The potential impact Brexit on Scottish farmers and agri co-ops has been discussed at a conference organised by the Scottish Agricultural Organisation Society (SAOS).
The session, which gathered more than 100 agri-c0-op directors, looked at issues such as export markets, migrant labour, tariffs and the implications of leaving the Common Agricultural Policy (CAP). Speakers said these issues created opportunities as well as uncertainty.
James Withers of Scotland Food and Drink – a non-proft organisation which helps food and drink firms increase profitability – sounded an upbeat note and stressed the value of co-operation.
“We are in control of our ambition, our vision and our strategy,” he said. “We control our brand and our market development activities. And we control the way we work together to achieve our aims.
“Every positive development that happens in food and drink stems from collaboration and co-operation,” he told the 100 directors of Scotland’s agri co-ops.
But he warned that while the Scottish brand enjoyed a strong global reputation, it depended too few markets around the world – with the exception of Scotch whisky.

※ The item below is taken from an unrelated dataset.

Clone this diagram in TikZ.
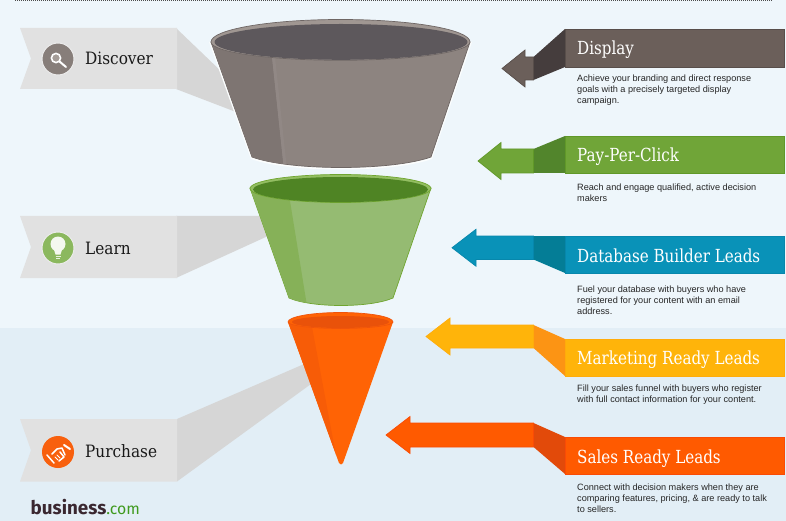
\documentclass[tikz,border=0pt]{standalone}
\usepackage{fontspec}
\setmainfont{Liberation Sans}
\newfontfamily\headf[FakeStretch=0.84]{DejaVu Serif}
\newfontfamily\tagf[FakeStretch=0.9]{DejaVu Serif}
\newfontfamily\logof{Fira Sans}
\definecolor{bgtop}{HTML}{EEF6FB}
\definecolor{bgbot}{HTML}{E2EEF6}
\definecolor{ban}{HTML}{E1E1E1}
\definecolor{fold}{HTML}{D6D6D6}
\definecolor{txt}{HTML}{262626}
\definecolor{fAbody}{HTML}{8D8480}
\definecolor{fAline}{HTML}{6E6664}
\definecolor{fAband}{HTML}{7E7572}
\definecolor{fAlite}{HTML}{918885}
\definecolor{fArim}{HTML}{A09792}
\definecolor{fAin}{HTML}{5D585C}
\definecolor{fBbody}{HTML}{95BB72}
\definecolor{fBline}{HTML}{70A530}
\definecolor{fBband}{HTML}{86B158}
\definecolor{fBrim}{HTML}{93BE62}
\definecolor{fBin}{HTML}{4F8424}
\definecolor{fCbody}{HTML}{FF6305}
\definecolor{fCband}{HTML}{F75C07}
\definecolor{fCline}{HTML}{F0540A}
\definecolor{fCin}{HTML}{E9520A}
\definecolor{aAm}{HTML}{6B5F5A}
\definecolor{aAb}{HTML}{584E4A}
\definecolor{aAf}{HTML}{453D3D}
\definecolor{aBm}{HTML}{70A538}
\definecolor{aBb}{HTML}{609828}
\definecolor{aBf}{HTML}{52852C}
\definecolor{aCm}{HTML}{0992B8}
\definecolor{aCb}{HTML}{0787AC}
\definecolor{aCf}{HTML}{047D96}
\definecolor{aDm}{HTML}{FFB40A}
\definecolor{aDb}{HTML}{FFAC0A}
\definecolor{aDf}{HTML}{FC9414}
\definecolor{aEm}{HTML}{FF5A00}
\definecolor{aEb}{HTML}{FA4B05}
\definecolor{aEf}{HTML}{E24A0A}
\definecolor{cA}{HTML}{877E7A}
\definecolor{cAin}{HTML}{A59D98}
\definecolor{cB}{HTML}{8BB85E}
\definecolor{cC}{HTML}{F8600E}
\tikzset{
  descr/.style={anchor=north west,inner sep=0pt,align=left,text=txt,font=\fontsize{9.15}{11}\selectfont},
  headl/.style={anchor=base west,inner sep=0pt,text=white,font=\headf\fontsize{18}{20}\selectfont},
  tagl/.style={anchor=base west,inner sep=0pt,text=black!90,font=\tagf\fontsize{17}{20}\selectfont},
  badge/.style={circle,draw=white!85!gray,line width=1pt,minimum size=32pt,inner sep=0pt},
}
\newcommand{\tagshape}[3]{%
  \fill[fold] #3;
  \fill[ban] (20,#1) -- (177,#1) -- (177,#2) -- (20,#2) -- (31,{(#1+#2)/2}) -- cycle;
}
\newcommand{\arrowband}[9]{%
  \fill[#3] (533.5,#6) -- (565,#8) -- (565,#9) -- (533.5,#7) -- cycle;
  \filldraw[fill=#1,draw=#2,line width=.7pt,line join=miter]
    (#4,{(#6+#7)/2}) -- (#5,{(#6+#7)/2-18.5}) -- (#5,#6) -- (533.5,#6) -- (533.5,#7) -- (#5,#7) -- (#5,{(#6+#7)/2+18.5}) -- cycle;
  \filldraw[fill=#1,draw=#2,line width=.7pt] (565,#8) rectangle (784.5,#9);
}
% rim outline: centre x, centre y, x radius, height above, height below
\newcommand{\rimpath}[5]{%
  (#1-#3,#2) .. controls (#1-#3,#2-.5523*#4) and (#1-.5523*#3,#2-#4) .. (#1,#2-#4)
  .. controls (#1+.5523*#3,#2-#4) and (#1+#3,#2-.5523*#4) .. (#1+#3,#2)
  .. controls (#1+#3,#2+.5523*#5) and (#1+.5523*#3,#2+#5) .. (#1,#2+#5)
  .. controls (#1-.5523*#3,#2+#5) and (#1-#3,#2+.5523*#5) .. (#1-#3,#2) -- cycle}
\begin{document}
\begin{tikzpicture}[x=1pt,y=-1pt]
\useasboundingbox (0,0) rectangle (786,521);
\fill[bgtop] (0,0) rectangle (786,328);
\fill[bgbot] (0,328) rectangle (786,521);
\draw[black!70,line width=1pt,dash pattern=on 1pt off 1pt] (15,.5) -- (772,.5);

% tags
\tagshape{28}{89}{(176,28) -- (225,75) -- (236,112) -- (176,89) -- cycle}
\tagshape{216}{278}{(176,216) -- (262,216) -- (268,236) -- (176,278) -- cycle}
\tagshape{419}{481.5}{(177,419) -- (303,364.5) -- (311,384) -- (177,481.5) -- cycle}

% funnel 1
\def\bodyA{(211,42) -- (252,157) .. controls (290,171) and (392,171) .. (431,157) -- (470,42) -- cycle}
\fill[white!85!bgtop] (209,42) -- (251,159) .. controls (290,173) and (392,173) .. (432,159) -- (472,42) -- cycle;
\filldraw[fill=fAbody,draw=fAline,line width=.7pt] \bodyA;
\begin{scope}
\clip \bodyA;
\fill[fAband] (205,40) -- (272,40) -- (272,57) -- (284,170) -- (205,170) -- cycle;
\fill[fAlite] (272,57) -- (275,57) -- (287,170) -- (284,170) -- cycle;
\end{scope}
\filldraw[fill=fArim,draw=fAline,line width=.7pt] \rimpath{340.5}{42}{129.5}{22.5}{18.3};
\fill[fAin] \rimpath{341}{42}{126.5}{18}{17.8};

% funnel 2
\def\bodyB{(250,188) -- (289,298) .. controls (312,308) and (370,308) .. (393,298) -- (431,188) -- cycle}
\filldraw[fill=fBbody,draw=fBline,line width=.7pt] \bodyB;
\begin{scope}
\clip \bodyB;
\fill[fBband] (245,185) -- (290,185) -- (290,201) -- (307,306) -- (245,306) -- cycle;
\end{scope}
\filldraw[fill=fBrim,draw=fBline,line width=.7pt] \rimpath{340.5}{188.5}{90.5}{14}{14};
\fill[fBin] \rimpath{340.5}{189.5}{87.5}{12.5}{12.7};

% funnel 3
\def\bodyC{(288,322) -- (339,463) .. controls (340,465) and (342,465) .. (343,463) -- (393,322) -- cycle}
\fill[fCbody] \bodyC;
\begin{scope}
\clip \bodyC;
\fill[fCband] (285,320) -- (312,320) -- (312,327) -- (338,466) -- (285,466) -- cycle;
\end{scope}
\filldraw[fill=fCbody,draw=fCline,line width=.7pt] \rimpath{340.5}{322}{52.5}{9.5}{6.5};
\fill[fCin] \rimpath{340.5}{322}{48.5}{6}{6};

% arrows
\arrowband{aAm}{aAb}{aAf}{502}{525}{57}{80}{29}{67}
\arrowband{aBm}{aBb}{aBf}{478}{501}{149}{173}{136}{173}
\arrowband{aCm}{aCb}{aCf}{452}{476}{236}{259.5}{236}{273}
\arrowband{aDm}{aDb}{aDf}{426}{450}{325}{348}{339}{376}
\arrowband{aEm}{aEb}{aEf}{386}{410}{423}{447}{437}{474}

% headings
\node[headl] (h1) at (577,54.5) {Display};
\node[headl] (h2) at (577,162) {Pay-Per-Click};
\node[headl] (h3) at (577,262) {Database Builder Leads};
\node[headl] (h4) at (577,364) {Marketing Ready Leads};
\node[headl] (h5) at (577,463) {Sales Ready Leads};

% descriptions
\node[descr] (d1) at (577,73.3) {\strut Achieve your branding and direct response\\goals with a precisely targeted display\\campaign.};
\node[descr] (d2) at (577,182.3) {\strut Reach and engage qualified, active decision\\makers};
\node[descr] (d3) at (577,284.3) {\strut Fuel your database with buyers who have\\registered for your content with an email\\address.};
\node[descr] (d4) at (577,383.3) {\strut Fill your sales funnel with buyers who register\\with full contact information for your content.};
\node[descr] (d5) at (577,482.3) {\strut Connect with decision makers when they are\\comparing features, pricing, \& are ready to talk\\to sellers.};

% badges
\node[badge,fill=cA] (c1) at (58,59) {};
\node[badge,fill=cB] (c2) at (58,248) {};
\node[badge,fill=cC,draw=none] (c3) at (58,452) {};
% magnifier
\draw[white,line width=1.6pt,fill=cAin] (56,58) circle [radius=4.6pt];
\draw[white,line width=2pt,line cap=round] (59.5,61.5) -- (66,67);
% bulb
\fill[white!90!cB] (58,244) circle [radius=7.5pt];
\fill[white!90!cB] (53.5,248) -- (62.5,248) -- (60.5,254.5) -- (55.5,254.5) -- cycle;
\draw[white!80!cB,line width=.8pt] (55.5,256) -- (60.5,256) (56,258) -- (60,258);
% handshake
\begin{scope}[white,line width=1.5pt,line cap=round,line join=round]
\draw (47,455) -- (54,463);
\draw (52,454) -- (57,449) -- (62,448) -- (65,455);
\draw (60,452) -- (64,457) -- (59,461);
\draw[line width=2pt] (64,445) -- (70,449);
\draw[line width=1pt] (55,457) -- (58,460) (57,455) -- (60,458);
\end{scope}

% tag labels
\node[tagl] (t1) at (85,65) {Discover};
\node[tagl] (t2) at (85,254) {Learn};
\node[tagl] (t3) at (85,457) {Purchase};

% logo
\node[anchor=base west,inner sep=0pt,font=\logof\fontsize{18.8}{24}\selectfont] (logo) at (30.5,514.5) {\textcolor[HTML]{3A2730}{\bfseries business}\textcolor[HTML]{3F9A1E}{\fontsize{15.8}{24}\selectfont .com}};
\end{tikzpicture}
\end{document}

Around 80% of Scottish food exports go to Europe, and only 7% each to Asia and North America. Mr Withers suggested a three-market approach targeting the UK, EU and global markets, using market intelligence, supply chain collaboration, innovation and skills.
Exports were also highlighted by Tom Hindt, chief strategy officer for agriculture and trade at the Agriculture and Horticulture Development Board (AHDB).
He said more than half the UK’s export value was to the EU – and the prime minister’s speech last month on Brexit negotiating objectives meant: “The landing zone is clearer, but there is still massive uncertainty.”
Mr Hindt warned a free trade agreement outside the single market or customs union would take more than two years and an interim agreement would be needed. Without a free trade agreement, the UK would pay common external tariffs to export to the EU.
The UK could apply its own tariffs on imports, he said but more than half the total food consumed comes from abroad – and jobs and household income depend on commodity imports.
And a loss of export markets would increase supplies on the UK market, which would create the need for greater processing capacity for produce such as sheep meat.
Another concern for farmers could be migrant labour – 38% of the UK workforce in food manufacture, 27% in food and beverage service activities and 22% in scientific research and development.
However, Mr Hindt thinks there are “significant global opportunities” for the UK’s agri sector, if it can compete in areas with a growing, prosperous middle class, such as the Asia-Pacific region.
He said agricultural policy needed to build resistance in the face of greater competition and declining financial support – particularly because of farmer’s dependence on direct payments through CAP. He said greater resiliance was of “critical” importance and co-ops and collaboration could have a role to play in this.
James Graham, chief executive of SAOS, said: “To connect Scotland’s farmers with food and drink manufacturers more effectively, we need much closer alignment in future policies, strategies and resources.”
SAOS, which is owned by around 60 member co-ops and specialises in the joint venture among farmers, growers, rural businesses and supply chains, has submitted a series of proposals to the Scottish and UK governments suggesting how this can be done.
The paper suggests deepening policy alignment and action via Scotland Food and Drink, a legal right for farmers to negotiate collectively with scale buyers, and removing competition law ambiguities relating to the legality of co-operative selling.
In addition, SAOS proposes giving access to grants for innovation via producer organisations and co-ops across all sectors, investing in expert knowledge and facilitation for farmer co-operation and supply chain improvement, and investment in rural infrastructure, connectivity and communities.